Christopher Parkinson: Understood. And just a very quick follow-up, just coming back to the S-4 registration for Allkem. Just when we’re taking a step back and just looking at the initial synergies and the kind of the integration process in the first 1 or 2 years, I’m sure you’ve done a lot of work on this since the deal was initially announced a few months ago. Can you just kind of give us a quick update on your personal thought process on what needs to be done, what can be done, how quickly can be done as well as areas of potential upside, just the more you’ve been able to dive into the numbers. Thank you.
Paul Graves: Look, I think there’s two steps. I think the first and most important focus is what many of you recognize as sort of a day one readiness program. We need to sort of hit the ground the day it closes and be able to operate the two businesses as they currently are. And as part of that process, have a plan in place to tackle the cost savings, the more basic, if you will, cost savings, cost synergies that we’ve presented. And that work is advancing and I’m — but I’m very confident given the experience of both the Allkem management team given their previous merger and our management team, which while a separation is not exactly the same as many of the same processes that will tackle that pretty well. I think the second thing is to sort of take a long hard look at the business and make sure that we develop an operating model for the business that does not look like a hybrid.
It has to be 1 that reflects the asset base and the operational capabilities of the two organizations. It takes a little bit more time, but it’s probably got the biggest upside, too, I think running the business truly as a collection of integrated assets. carries the most upside, and that’s the area of my own personal focus in the period post-closing is how quickly do we move to a business that doesn’t look like Livent and it doesn’t look like Allkem and doesn’t low like some kind of hybrid mix of the two. It looks like a truly new company, and it’s being run the most efficient way relative to the asset base and the operating model.
Christopher Parkinson: Thank you. Your next question comes from the line of the Chris Kapsch with Loop Capital Markets. Your line is open.
Chris Kapsch: Good afternoon. So I want to ask question following up on Paul on your commentary about when you’re characterizing the market talking about the structural tightness and there is an inference there that that the battery grade chemicals are tighter the inference being maybe that skewed more towards hydroxide versus carbonate especially when you hear the discussion about the challenges associated with ramping a lithium hydroxide conversion just like you’re talking about in the context in Nemaska.
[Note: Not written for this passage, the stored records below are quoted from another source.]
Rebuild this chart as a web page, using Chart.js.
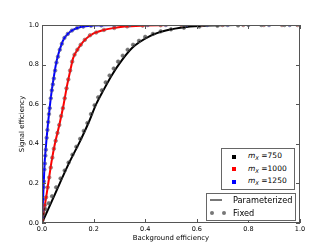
<!DOCTYPE html>
<html>
<head>
<meta charset="utf-8">
<script src="https://cdn.jsdelivr.net/npm/chart.js@4"></script>
<style>
  body { margin: 0; background: #fff; }
  #wrap { position: relative; width: 332px; height: 249px; }
  .box { position: absolute; box-sizing: border-box; border: 1px solid #666; background: #fff; }
  .row { position: absolute; height: 10px; line-height: 10px; white-space: nowrap; font-family: 'DejaVu Sans', sans-serif; color: #000; }
  .sq { position: absolute; width: 4px; height: 4px; }
  .dot { position: absolute; width: 4px; height: 4px; border-radius: 50%; background: #777; }
  sub { font-size: 70%; vertical-align: -2px; line-height: 0; }
</style>
</head>
<body>
<div id="wrap">
  <canvas id="roc"></canvas>
  <div class="box" style="left:221px;top:148px;width:74px;height:42px;">
    <div class="sq" style="left:10px;top:6px;background:#000"></div>
    <div class="row" style="left:26px;top:2px;font-size:7.5px;"><i>m</i><sub><i>X</i></sub> =750</div>
    <div class="sq" style="left:10px;top:18px;background:#f00"></div>
    <div class="row" style="left:26px;top:14.5px;font-size:7.5px;"><i>m</i><sub><i>X</i></sub> =1000</div>
    <div class="sq" style="left:10px;top:31px;background:#00f"></div>
    <div class="row" style="left:26px;top:27px;font-size:7.5px;"><i>m</i><sub><i>X</i></sub> =1250</div>
  </div>
  <div class="box" style="left:206px;top:193px;width:90px;height:28px;">
    <div style="position:absolute;left:3px;top:5px;width:12px;height:2px;background:#777"></div>
    <div class="row" style="left:26px;top:1px;font-size:8.2px;">Parameterized</div>
    <div class="dot" style="left:3px;top:17px;"></div>
    <div class="dot" style="left:15px;top:17px;"></div>
    <div class="row" style="left:26px;top:14px;font-size:8.2px;">Fixed</div>
  </div>
</div>
<script>
// parameterized curves (line)
var bkg750  = [0, 0.05, 0.1, 0.15, 0.18, 0.21, 0.24, 0.27, 0.3, 0.35, 0.42, 0.48, 0.56, 0.65, 0.75, 1.0];
var sig750  = [0, 0.145, 0.29, 0.42, 0.505, 0.6, 0.675, 0.745, 0.805, 0.885, 0.945, 0.972, 0.99, 0.997, 1.0, 1.0];
var bkg1000 = [0, 0.01, 0.022, 0.037, 0.05, 0.068, 0.084, 0.098, 0.113, 0.12, 0.135, 0.15, 0.17, 0.2, 0.24, 0.27, 0.32, 0.4, 0.5, 1.0];
var sig1000 = [0, 0.08, 0.18, 0.31, 0.4, 0.5, 0.6, 0.7, 0.79, 0.83, 0.87, 0.9, 0.93, 0.958, 0.975, 0.983, 0.992, 0.997, 1.0, 1.0];
var bkg1250 = [0, 0.002, 0.004, 0.006, 0.008, 0.010, 0.014, 0.018, 0.023, 0.028, 0.033, 0.039, 0.045, 0.051, 0.057, 0.065, 0.075, 0.085, 0.1, 0.12, 0.15, 0.2, 0.3, 1.0];
var sig1250 = [0, 0.06, 0.12, 0.18, 0.24, 0.3, 0.37, 0.43, 0.5, 0.56, 0.62, 0.68, 0.73, 0.78, 0.82, 0.86, 0.9, 0.93, 0.955, 0.975, 0.99, 0.997, 1.0, 1.0];

// fixed curves (markers)
var bkgFix750  = [0.004, 0.013, 0.026, 0.039, 0.055, 0.072, 0.088, 0.103, 0.118, 0.133, 0.148, 0.162, 0.176, 0.19, 0.204, 0.218, 0.232, 0.247, 0.262, 0.278, 0.295, 0.313, 0.332, 0.353, 0.376, 0.40, 0.43, 0.46, 0.50, 0.55, 0.61, 0.68, 0.76, 0.85, 0.94];
var sigFix750  = [0.045, 0.07, 0.10, 0.135, 0.18, 0.225, 0.265, 0.305, 0.345, 0.385, 0.425, 0.465, 0.505, 0.55, 0.595, 0.635, 0.67, 0.71, 0.745, 0.78, 0.815, 0.845, 0.875, 0.9, 0.92, 0.94, 0.955, 0.968, 0.978, 0.986, 0.992, 0.996, 0.998, 1.0, 1.0];
var bkgFix1000 = [0.002, 0.006, 0.011, 0.016, 0.022, 0.028, 0.034, 0.040, 0.046, 0.053, 0.060, 0.067, 0.074, 0.081, 0.088, 0.095, 0.102, 0.109, 0.117, 0.126, 0.137, 0.15, 0.166, 0.186, 0.21, 0.24, 0.28, 0.33, 0.39, 0.46, 0.54, 0.62, 0.7, 0.78, 0.86, 0.93, 0.99];
var sigFix1000 = [0.015, 0.05, 0.09, 0.13, 0.18, 0.23, 0.28, 0.33, 0.375, 0.415, 0.455, 0.495, 0.54, 0.58, 0.63, 0.68, 0.725, 0.77, 0.815, 0.85, 0.875, 0.9, 0.925, 0.948, 0.962, 0.975, 0.985, 0.993, 0.997, 0.999, 1, 1, 1, 1, 1, 1, 1];
var bkgFix1250 = [0.001, 0.002, 0.003, 0.004, 0.006, 0.007, 0.009, 0.011, 0.013, 0.015, 0.018, 0.021, 0.024, 0.027, 0.030, 0.034, 0.038, 0.042, 0.046, 0.051, 0.056, 0.062, 0.069, 0.077, 0.087, 0.1, 0.116, 0.136, 0.16, 0.19, 0.23, 0.28, 0.34, 0.41, 0.48, 0.56, 0.64, 0.72, 0.8, 0.88, 0.96];
var sigFix1250 = [0.03, 0.06, 0.09, 0.12, 0.18, 0.21, 0.27, 0.30, 0.34, 0.37, 0.43, 0.47, 0.51, 0.55, 0.58, 0.63, 0.67, 0.70, 0.73, 0.77, 0.81, 0.84, 0.875, 0.905, 0.935, 0.955, 0.972, 0.985, 0.992, 0.996, 0.998, 0.999, 1, 1, 1, 1, 1, 1, 1, 1, 1];

var tickValues = [0, 0.2, 0.4, 0.6, 0.8, 1.0];

function pts(xs, ys) {
    return xs.map(function(x, i) { return { x: x, y: ys[i] }; });
}

function lineSet(xs, ys, color) {
    return { data: pts(xs, ys), showLine: true, borderColor: color, borderWidth: 2, pointRadius: 0, cubicInterpolationMode: 'monotone', order: 1 };
}

function dotSet(xs, ys, fill) {
    return { data: pts(xs, ys), showLine: false, pointRadius: 1.8, pointBackgroundColor: fill, pointBorderColor: 'rgba(100,100,100,0.7)', pointBorderWidth: 0.8, order: 0 };
}

var insideTicks = {
    id: 'insideTicks',
    afterDraw: function(chart) {
        var ctx = chart.ctx, a = chart.chartArea, xs = chart.scales.x, ys = chart.scales.y;
        ctx.save();
        ctx.strokeStyle = '#555';
        ctx.lineWidth = 1;
        ctx.strokeRect(a.left + 0.5, a.top + 0.5, a.width - 1, a.height - 1);
        tickValues.forEach(function(v) {
            var px = Math.round(xs.getPixelForValue(v)) + 0.5;
            var py = Math.round(ys.getPixelForValue(v)) + 0.5;
            ctx.beginPath();
            ctx.moveTo(px, a.bottom); ctx.lineTo(px, a.bottom - 4);
            ctx.moveTo(px, a.top); ctx.lineTo(px, a.top + 4);
            ctx.moveTo(a.left, py); ctx.lineTo(a.left + 4, py);
            ctx.moveTo(a.right, py); ctx.lineTo(a.right - 4, py);
            ctx.stroke();
        });
        ctx.restore();
    }
};

Chart.defaults.font.family = "'DejaVu Sans', sans-serif";
Chart.defaults.color = '#000';

new Chart(document.getElementById('roc'), {
    type: 'scatter',
    data: {
        datasets: [
            dotSet(bkgFix750, sigFix750, 'rgba(0,0,0,0.55)'),
            dotSet(bkgFix1000, sigFix1000, 'rgba(255,0,0,0.6)'),
            dotSet(bkgFix1250, sigFix1250, 'rgba(0,0,255,0.6)'),
            lineSet(bkg750, sig750, '#000'),
            lineSet(bkg1000, sig1000, '#f00'),
            lineSet(bkg1250, sig1250, '#00f')
        ]
    },
    options: {
        responsive: true,
        maintainAspectRatio: false,
        animation: false,
        layout: { padding: { left: 0, top: 25, right: 32, bottom: 0 } },
        plugins: { legend: { display: false }, tooltip: { enabled: false } },
        scales: {
            x: {
                type: 'linear', min: 0, max: 1,
                afterFit: function(s) { s.height = 26; },
                afterBuildTicks: function(s) { s.ticks = tickValues.map(function(v) { return { value: v }; }); },
                ticks: { font: { size: 6.5 }, padding: 2, maxRotation: 0, callback: function(v) { return v.toFixed(1); } },
                grid: { display: false, drawTicks: false },
                border: { display: false },
                title: { display: true, text: 'Background efficiency', font: { size: 6.9 }, padding: { top: 0, bottom: 7 } }
            },
            y: {
                type: 'linear', min: 0, max: 1,
                afterFit: function(s) { s.width = 42; },
                afterBuildTicks: function(s) { s.ticks = tickValues.map(function(v) { return { value: v }; }); },
                ticks: { font: { size: 6.5 }, padding: 3, callback: function(v) { return v.toFixed(1); } },
                grid: { display: false, drawTicks: false },
                border: { display: false },
                title: { display: true, text: 'Signal efficiency', font: { size: 6.9 }, padding: { top: 18, bottom: 0 } }
            }
        }
    },
    plugins: [insideTicks]
});
</script>
</body>
</html>
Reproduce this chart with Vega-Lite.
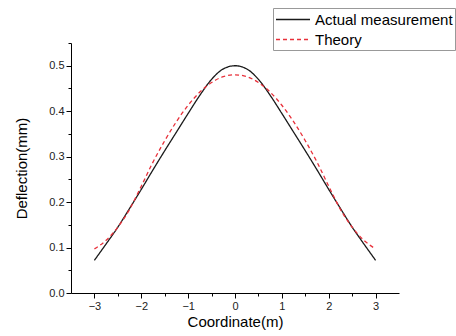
{
  "$schema": "https://vega.github.io/schema/vega-lite/v6.json",
  "autosize": {"type": "none"},
  "padding": {"left": 71, "top": 43, "right": 57, "bottom": 43},
  "width": 328,
  "height": 250,
  "config": {
    "view": {"stroke": null},
    "font": "Liberation Sans",
    "axis": {"grid": false, "domainColor": "#000", "tickColor": "#000", "labelColor": "#222", "titleColor": "#000", "labelFont": "Liberation Sans", "titleFont": "Liberation Sans", "titleFontWeight": "normal"}
  },
  "data": {
    "values": [
      {"x": -3, "y": 0.072, "s": "Actual measurement"},
      {"x": -2.75, "y": 0.108, "s": "Actual measurement"},
      {"x": -2.5, "y": 0.145, "s": "Actual measurement"},
      {"x": -2.25, "y": 0.186, "s": "Actual measurement"},
      {"x": -2, "y": 0.228, "s": "Actual measurement"},
      {"x": -1.75, "y": 0.271, "s": "Actual measurement"},
      {"x": -1.5, "y": 0.313, "s": "Actual measurement"},
      {"x": -1.25, "y": 0.354, "s": "Actual measurement"},
      {"x": -1, "y": 0.395, "s": "Actual measurement"},
      {"x": -0.75, "y": 0.435, "s": "Actual measurement"},
      {"x": -0.5, "y": 0.47, "s": "Actual measurement"},
      {"x": -0.25, "y": 0.493, "s": "Actual measurement"},
      {"x": 0, "y": 0.5, "s": "Actual measurement"},
      {"x": 0.25, "y": 0.493, "s": "Actual measurement"},
      {"x": 0.5, "y": 0.47, "s": "Actual measurement"},
      {"x": 0.75, "y": 0.435, "s": "Actual measurement"},
      {"x": 1, "y": 0.395, "s": "Actual measurement"},
      {"x": 1.25, "y": 0.354, "s": "Actual measurement"},
      {"x": 1.5, "y": 0.313, "s": "Actual measurement"},
      {"x": 1.75, "y": 0.271, "s": "Actual measurement"},
      {"x": 2, "y": 0.228, "s": "Actual measurement"},
      {"x": 2.25, "y": 0.186, "s": "Actual measurement"},
      {"x": 2.5, "y": 0.145, "s": "Actual measurement"},
      {"x": 2.75, "y": 0.108, "s": "Actual measurement"},
      {"x": 3, "y": 0.072, "s": "Actual measurement"},
      {"x": -3, "y": 0.097, "s": "Theory"},
      {"x": -2.75, "y": 0.116, "s": "Theory"},
      {"x": -2.5, "y": 0.145, "s": "Theory"},
      {"x": -2.25, "y": 0.184, "s": "Theory"},
      {"x": -2, "y": 0.235, "s": "Theory"},
      {"x": -1.75, "y": 0.288, "s": "Theory"},
      {"x": -1.5, "y": 0.335, "s": "Theory"},
      {"x": -1.25, "y": 0.377, "s": "Theory"},
      {"x": -1, "y": 0.413, "s": "Theory"},
      {"x": -0.75, "y": 0.442, "s": "Theory"},
      {"x": -0.5, "y": 0.463, "s": "Theory"},
      {"x": -0.25, "y": 0.476, "s": "Theory"},
      {"x": 0, "y": 0.48, "s": "Theory"},
      {"x": 0.25, "y": 0.476, "s": "Theory"},
      {"x": 0.5, "y": 0.463, "s": "Theory"},
      {"x": 0.75, "y": 0.442, "s": "Theory"},
      {"x": 1, "y": 0.413, "s": "Theory"},
      {"x": 1.25, "y": 0.377, "s": "Theory"},
      {"x": 1.5, "y": 0.335, "s": "Theory"},
      {"x": 1.75, "y": 0.288, "s": "Theory"},
      {"x": 2, "y": 0.235, "s": "Theory"},
      {"x": 2.25, "y": 0.184, "s": "Theory"},
      {"x": 2.5, "y": 0.145, "s": "Theory"},
      {"x": 2.75, "y": 0.116, "s": "Theory"},
      {"x": 3, "y": 0.097, "s": "Theory"}
    ]
  },
  "layer": [
    {
      "mark": {"type": "line", "interpolate": "monotone", "strokeWidth": 1.3},
      "encoding": {
        "x": {"field": "x", "type": "quantitative", "scale": {"domain": [-3.5, 3.5], "nice": false, "zero": false},
          "axis": {"values": [-3, -2, -1, 0, 1, 2, 3], "tickSize": 5, "labelFontSize": 11, "labelPadding": 2, "title": "Coordinate(m)", "titleFontSize": 15, "titlePadding": 3}},
        "y": {"field": "y", "type": "quantitative", "scale": {"domain": [0, 0.55], "nice": false},
          "axis": {"values": [0, 0.1, 0.2, 0.3, 0.4, 0.5], "format": ".1f", "tickSize": 5, "labelFontSize": 11, "labelPadding": 2, "title": "Deflection(mm)", "titleFontSize": 15, "titlePadding": 19}},
        "color": {"field": "s", "type": "nominal", "scale": {"domain": ["Actual measurement", "Theory"], "range": ["#1a1a1a", "#e8303a"]},
          "legend": {"title": null, "orient": "none", "legendX": 202, "legendY": -35, "strokeColor": "#999", "fillColor": "#fff", "padding": 2, "labelFontSize": 15, "labelColor": "#000", "labelFont": "Liberation Sans", "symbolType": "M-1,0H3", "symbolSize": 289, "symbolStrokeWidth": 1.3, "labelOffset": 21, "rowPadding": 2, "labelLimit": 300}},
        "strokeDash": {"field": "s", "type": "nominal", "scale": {"domain": ["Actual measurement", "Theory"], "range": [[1, 0], [4, 3]]}, "legend": null}
      }
    },
    {
      "mark": {"type": "rule", "opacity": 0},
      "data": {"values": [{"x": -3.5, "y": 0}]},
      "encoding": {
        "x": {"field": "x", "type": "quantitative", "axis": {"values": [-2.5, -1.5, -0.5, 0.5, 1.5, 2.5], "tickSize": 3, "labels": false, "domain": false, "title": null, "orient": "bottom"}},
        "y": {"field": "y", "type": "quantitative", "axis": {"values": [0.05, 0.15, 0.25, 0.35, 0.45, 0.55], "tickSize": 3, "labels": false, "domain": false, "title": null, "orient": "left"}}
      }
    }
  ],
  "resolve": {"axis": {"x": "independent", "y": "independent"}}
}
So then separately you talked about how as you ramp your Argentine capacity that your intent right now is to kind of keep it balanced between converting downstream into hydroxide and having that carbonate sort of optionality.
So I’m just wondering if you could sort of reconcile that if the market is more tight and your customers are asking for more battery-grade hydroxide maybe then wouldn’t you be — wouldn’t that inform your sort of your roadmap in terms of capital allocation as you ramp your capacity. Thanks for taking the question.
Paul Graves: Yes well Livent — the standalone Livent has always been as you know focused on the hydroxide market. It’s where we think we have the biggest competitive advantage, the most capability to add value and it fits our business model of building close customer relationships. Our historical approach to producing lithium hydroxide though interestingly does have this capability to a degree swing between carbonate and hydroxide if the market demands. And that actually will be even more the case if we have 30,000 tons of capacity in China which is incredibly low capital and low operating cost and frankly doesn’t have to be run all the time. And if there’s opportunities in carbonate in the future, we’ll certainly be able to take advantage of them.